Transcribe each line of the material as it is, and drop any picture.

▼

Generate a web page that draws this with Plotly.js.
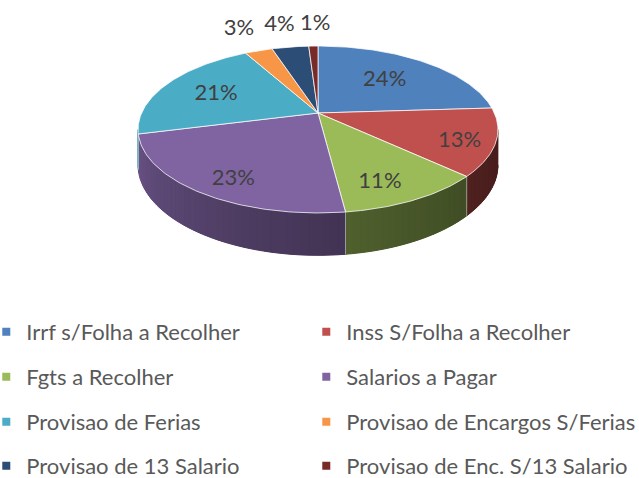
<!DOCTYPE html>
<html>
<head>
<meta charset="utf-8">
<script src="https://cdn.plot.ly/plotly-3.0.1.min.js"></script>
<style>html,body{margin:0;padding:0;background:#fff;}#chart{width:639px;height:478px;}</style>
</head>
<body>
<div id="chart"></div>
<script>
// ---- data ----
const labels = ["Irrf s/Folha a Recolher", "Inss S/Folha a Recolher", "Fgts a Recolher", "Salarios a Pagar",
                "Provisao de Ferias", "Provisao de Encargos S/Ferias", "Provisao de 13 Salario", "Provisao de Enc. S/13 Salario"];
const values = [24, 13, 11, 23, 21, 3, 4, 1];
const colors = ["#4F81BD", "#C0504D", "#9BBB59", "#8064A2", "#4BACC6", "#F79646", "#2C4D75", "#772C2A"];

// ---- layout constants (geometry of the tilted pie) ----
const W = 639, H = 478;
const cx = 318, cy = 113, A = 176.4, B = 80.2, P = 0.1976, D = 34;
const labelRadius = [0.6, 0.82, 0.8, 0.82, 0.65, 1.42, 1.42, 1.42];
const labelAngleShift = [0, 4, 5, -4, -2, 0, -0.5, 1];
const FONT = "Lato, 'Open Sans', sans-serif";

function proj(r, deg, z) {
  const t = deg * Math.PI / 180;
  const u = r * Math.sin(t), v = r * Math.cos(t);
  const w = 1 + P * v;
  return [cx + A * u / w, cy - B * v / w + D * z / w];
}
function hexRgb(h) { return [1,3,5].map(i => parseInt(h.substr(i,2),16)); }
function darken(h, f) { const c = hexRgb(h).map(x => Math.round(x * f)); return `rgb(${c[0]},${c[1]},${c[2]})`; }
function shade(deg) {
  const t = Math.max(0, Math.min(1, (deg - 101.4) / 157.2));
  return 0.37 + 0.47 * Math.pow(t, 1.5);
}
function sidePoly(s, e, steps) {
  const xs = [], ys = [];
  for (let j = 0; j <= steps; j++) { const p = proj(1, s + (e - s) * j / steps, 0); xs.push(p[0]); ys.push(p[1]); }
  for (let j = steps; j >= 0; j--) { const p = proj(1, s + (e - s) * j / steps, 1); xs.push(p[0]); ys.push(p[1]); }
  return [xs, ys];
}

const total = values.reduce((a, b) => a + b, 0);
const cum = [0];
values.forEach(v => cum.push(cum[cum.length - 1] + v / total * 360));

const traces = [];
const visA = 101.4, visB = 258.6;

// sides (front wall): base polygon then shaded strips
values.forEach((v, i) => {
  const a = Math.max(cum[i], visA), b = Math.min(cum[i + 1], visB);
  if (b <= a) return;
  const base = sidePoly(a, b, Math.max(2, Math.ceil(b - a)));
  const bcol = darken(colors[i], shade((a + b) / 2));
  traces.push({type: 'scatter', x: base[0], y: base[1], mode: 'lines', fill: 'toself', fillcolor: bcol,
    line: {color: bcol, width: 0}, hoverinfo: 'skip', showlegend: false});
  const n = Math.max(1, Math.ceil((b - a) / 2));
  for (let k = 0; k < n; k++) {
    const s = a + (b - a) * k / n, e = a + (b - a) * (k + 1) / n;
    const poly = sidePoly(s, e, 3);
    const col = darken(colors[i], shade((s + e) / 2));
    traces.push({type: 'scatter', x: poly[0], y: poly[1], mode: 'lines', fill: 'toself', fillcolor: col,
      line: {color: col, width: 1}, hoverinfo: 'skip', showlegend: false});
  }
});
// side dividers
for (let i = 1; i < cum.length - 1; i++) {
  const d = cum[i];
  if (d > visA && d < visB) {
    const p0 = proj(1, d, 0), p1 = proj(1, d, 1);
    traces.push({type: 'scatter', x: [p0[0], p1[0]], y: [p0[1], p1[1]], mode: 'lines',
      line: {color: 'rgba(255,255,255,0.45)', width: 1}, hoverinfo: 'skip', showlegend: false});
  }
}
// top faces
values.forEach((v, i) => {
  const a = cum[i], b = cum[i + 1];
  const xs = [cx], ys = [cy];
  const n = Math.max(2, Math.ceil(b - a));
  for (let j = 0; j <= n; j++) { const p = proj(1, a + (b - a) * j / n, 0); xs.push(p[0]); ys.push(p[1]); }
  xs.push(cx); ys.push(cy);
  traces.push({type: 'scatter', x: xs, y: ys, mode: 'lines', fill: 'toself', fillcolor: colors[i],
    line: {color: 'rgba(255,255,255,0.75)', width: 1}, hoverinfo: 'skip', showlegend: false});
});
// percent labels
const lx = [], ly = [], lt = [];
values.forEach((v, i) => {
  const mid = (cum[i] + cum[i + 1]) / 2 + labelAngleShift[i];
  const p = proj(labelRadius[i], mid, 0);
  lx.push(p[0]); ly.push(p[1]); lt.push(Math.round(v / total * 100) + '%');
});
traces.push({type: 'scatter', x: lx, y: ly, text: lt, mode: 'text', textposition: 'middle center',
  textfont: {family: FONT, size: 22, color: '#404040'}, hoverinfo: 'skip', showlegend: false, cliponaxis: false});

// legend entries: one legend per entry, 2 columns x 4 rows
const rowsPx = [332, 377, 422, 466];
const colsPx = [-13.7, 306.3];
const layout = {
  width: W, height: H, margin: {l: 0, r: 0, t: 0, b: 0, autoexpand: false},
  paper_bgcolor: '#fff', plot_bgcolor: '#fff', showlegend: true,
  xaxis: {range: [0, W], visible: false, fixedrange: true},
  yaxis: {range: [H, 0], visible: false, fixedrange: true},
};
labels.forEach((lab, i) => {
  const key = i === 0 ? 'legend' : 'legend' + (i + 1);
  const r = Math.floor(i / 2), c = i % 2;
  layout[key] = {orientation: 'v', x: colsPx[c] / W, xanchor: 'left', y: 1 - rowsPx[r] / H, yanchor: 'middle',
    bgcolor: 'rgba(0,0,0,0)', borderwidth: 0,
    font: {family: FONT, size: 22, color: '#595959'}, itemclick: false, itemdoubleclick: false};
  traces.push({type: 'scatter', x: [null], y: [null], mode: 'markers', name: lab,
    marker: {symbol: 'square', size: 8, color: colors[i]},
    legend: key, showlegend: true, hoverinfo: 'skip'});
});

Plotly.newPlot('chart', traces, layout, {displayModeBar: false, staticPlot: true});
</script>
</body>
</html>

▲

▶ Solution to this problem:
Generate a web page that draws this with Plotly.js.
<!DOCTYPE html>
<html>
<head>
<meta charset="utf-8">
<script src="https://cdn.plot.ly/plotly-3.0.1.min.js"></script>
<style>html,body{margin:0;padding:0;background:#fff;}#chart{width:639px;height:478px;}</style>
</head>
<body>
<div id="chart"></div>
<script>
// ---- data ----
const labels = ["Irrf s/Folha a Recolher", "Inss S/Folha a Recolher", "Fgts a Recolher", "Salarios a Pagar",
                "Provisao de Ferias", "Provisao de Encargos S/Ferias", "Provisao de 13 Salario", "Provisao de Enc. S/13 Salario"];
const values = [24, 13, 11, 23, 21, 3, 4, 1];
const colors = ["#4F81BD", "#C0504D", "#9BBB59", "#8064A2", "#4BACC6", "#F79646", "#2C4D75", "#772C2A"];

// ---- layout constants (geometry of the tilted pie) ----
const W = 639, H = 478;
const cx = 318, cy = 113, A = 176.4, B = 80.2, P = 0.1976, D = 34;
const labelRadius = [0.6, 0.82, 0.8, 0.82, 0.65, 1.42, 1.42, 1.42];
const labelAngleShift = [0, 4, 5, -4, -2, 0, -0.5, 1];
const FONT = "Lato, 'Open Sans', sans-serif";

function proj(r, deg, z) {
  const t = deg * Math.PI / 180;
  const u = r * Math.sin(t), v = r * Math.cos(t);
  const w = 1 + P * v;
  return [cx + A * u / w, cy - B * v / w + D * z / w];
}
function hexRgb(h) { return [1,3,5].map(i => parseInt(h.substr(i,2),16)); }
function darken(h, f) { const c = hexRgb(h).map(x => Math.round(x * f)); return `rgb(${c[0]},${c[1]},${c[2]})`; }
function shade(deg) {
  const t = Math.max(0, Math.min(1, (deg - 101.4) / 157.2));
  return 0.37 + 0.47 * Math.pow(t, 1.5);
}
function sidePoly(s, e, steps) {
  const xs = [], ys = [];
  for (let j = 0; j <= steps; j++) { const p = proj(1, s + (e - s) * j / steps, 0); xs.push(p[0]); ys.push(p[1]); }
  for (let j = steps; j >= 0; j--) { const p = proj(1, s + (e - s) * j / steps, 1); xs.push(p[0]); ys.push(p[1]); }
  return [xs, ys];
}

const total = values.reduce((a, b) => a + b, 0);
const cum = [0];
values.forEach(v => cum.push(cum[cum.length - 1] + v / total * 360));

const traces = [];
const visA = 101.4, visB = 258.6;

// sides (front wall): base polygon then shaded strips
values.forEach((v, i) => {
  const a = Math.max(cum[i], visA), b = Math.min(cum[i + 1], visB);
  if (b <= a) return;
  const base = sidePoly(a, b, Math.max(2, Math.ceil(b - a)));
  const bcol = darken(colors[i], shade((a + b) / 2));
  traces.push({type: 'scatter', x: base[0], y: base[1], mode: 'lines', fill: 'toself', fillcolor: bcol,
    line: {color: bcol, width: 0}, hoverinfo: 'skip', showlegend: false});
  const n = Math.max(1, Math.ceil((b - a) / 2));
  for (let k = 0; k < n; k++) {
    const s = a + (b - a) * k / n, e = a + (b - a) * (k + 1) / n;
    const poly = sidePoly(s, e, 3);
    const col = darken(colors[i], shade((s + e) / 2));
    traces.push({type: 'scatter', x: poly[0], y: poly[1], mode: 'lines', fill: 'toself', fillcolor: col,
      line: {color: col, width: 1}, hoverinfo: 'skip', showlegend: false});
  }
});
// side dividers
for (let i = 1; i < cum.length - 1; i++) {
  const d = cum[i];
  if (d > visA && d < visB) {
    const p0 = proj(1, d, 0), p1 = proj(1, d, 1);
    traces.push({type: 'scatter', x: [p0[0], p1[0]], y: [p0[1], p1[1]], mode: 'lines',
      line: {color: 'rgba(255,255,255,0.45)', width: 1}, hoverinfo: 'skip', showlegend: false});
  }
}
// top faces
values.forEach((v, i) => {
  const a = cum[i], b = cum[i + 1];
  const xs = [cx], ys = [cy];
  const n = Math.max(2, Math.ceil(b - a));
  for (let j = 0; j <= n; j++) { const p = proj(1, a + (b - a) * j / n, 0); xs.push(p[0]); ys.push(p[1]); }
  xs.push(cx); ys.push(cy);
  traces.push({type: 'scatter', x: xs, y: ys, mode: 'lines', fill: 'toself', fillcolor: colors[i],
    line: {color: 'rgba(255,255,255,0.75)', width: 1}, hoverinfo: 'skip', showlegend: false});
});
// percent labels
const lx = [], ly = [], lt = [];
values.forEach((v, i) => {
  const mid = (cum[i] + cum[i + 1]) / 2 + labelAngleShift[i];
  const p = proj(labelRadius[i], mid, 0);
  lx.push(p[0]); ly.push(p[1]); lt.push(Math.round(v / total * 100) + '%');
});
traces.push({type: 'scatter', x: lx, y: ly, text: lt, mode: 'text', textposition: 'middle center',
  textfont: {family: FONT, size: 22, color: '#404040'}, hoverinfo: 'skip', showlegend: false, cliponaxis: false});

// legend entries: one legend per entry, 2 columns x 4 rows
const rowsPx = [332, 377, 422, 466];
const colsPx = [-13.7, 306.3];
const layout = {
  width: W, height: H, margin: {l: 0, r: 0, t: 0, b: 0, autoexpand: false},
  paper_bgcolor: '#fff', plot_bgcolor: '#fff', showlegend: true,
  xaxis: {range: [0, W], visible: false, fixedrange: true},
  yaxis: {range: [H, 0], visible: false, fixedrange: true},
};
labels.forEach((lab, i) => {
  const key = i === 0 ? 'legend' : 'legend' + (i + 1);
  const r = Math.floor(i / 2), c = i % 2;
  layout[key] = {orientation: 'v', x: colsPx[c] / W, xanchor: 'left', y: 1 - rowsPx[r] / H, yanchor: 'middle',
    bgcolor: 'rgba(0,0,0,0)', borderwidth: 0,
    font: {family: FONT, size: 22, color: '#595959'}, itemclick: false, itemdoubleclick: false};
  traces.push({type: 'scatter', x: [null], y: [null], mode: 'markers', name: lab,
    marker: {symbol: 'square', size: 8, color: colors[i]},
    legend: key, showlegend: true, hoverinfo: 'skip'});
});

Plotly.newPlot('chart', traces, layout, {displayModeBar: false, staticPlot: true});
</script>
</body>
</html>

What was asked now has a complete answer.